The new report, which assesses the business and investment climate, replaces and improves upon the World Bank’s Doing Business report, which the multilateral lender decided to discontinue in September 2021 due to internal reports of data irregularities.
Business Ready or B-Ready looks at economies’ performance in terms of three pillars: regulatory framework, public services and operational efficiency.
In the regulatory framework, the Philippines ranked 16th out of 50 economies as it got a score of 70.68 out of 100.
The Anti-Red Tape Authority said this underscores the country’s progress in fostering a more conducive business environment and shows the government has been able to establish clear and effective rules and regulations to support the start and closure of business operations.

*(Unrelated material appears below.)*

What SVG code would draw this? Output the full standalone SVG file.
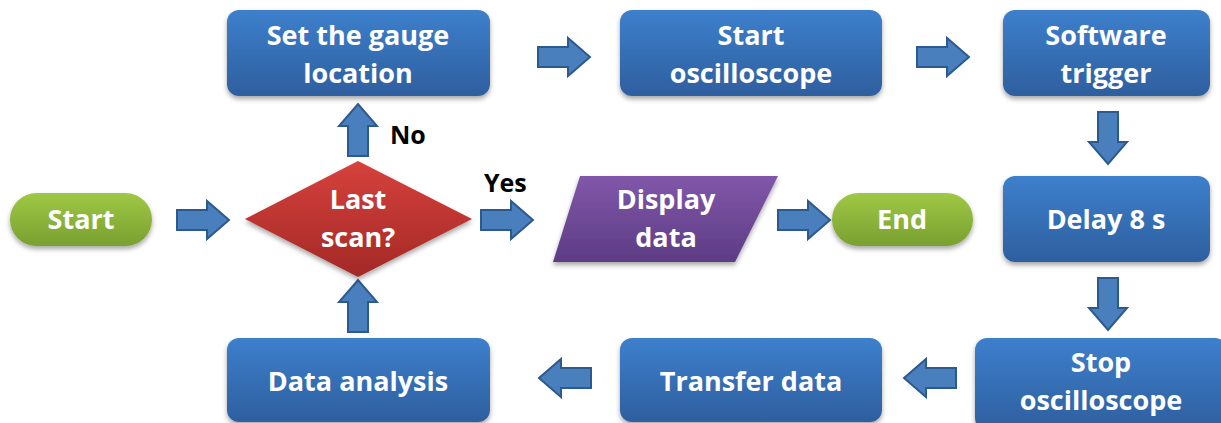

It said the Philippines, however, needs to make further improvements in two other pillars: public services and operational efficiency.
The report showed the Philippines placed 24th in public services with its score of 50.80.
In operational efficiency, the Philippines ranked 36th with a score of 57.95.
The World Bank report, which also assessed economies’ business and investment climate based on topic areas, showed the Philippines had strong performance in the areas of labor, international trade and utility services.
“Within these areas, the economy implemented all the measured good practices in term of labor inspectorates, provides electronic systems and interoperability of services for international trade operations and provides transparent information (connection requirements, tariffs, complaint mechanisms) for water and electricity,” the World Bank said.
On the other hand, the Philippines’ scores were lowest in business insolvency, business entry and market competition.
“Within these areas, the economy does not provide interconnection of e-case management system in liquidation and reorganization and lags in terms of exchange of company information for business entry and in university-industry collaboration to promote technology transfer,” the World Bank said.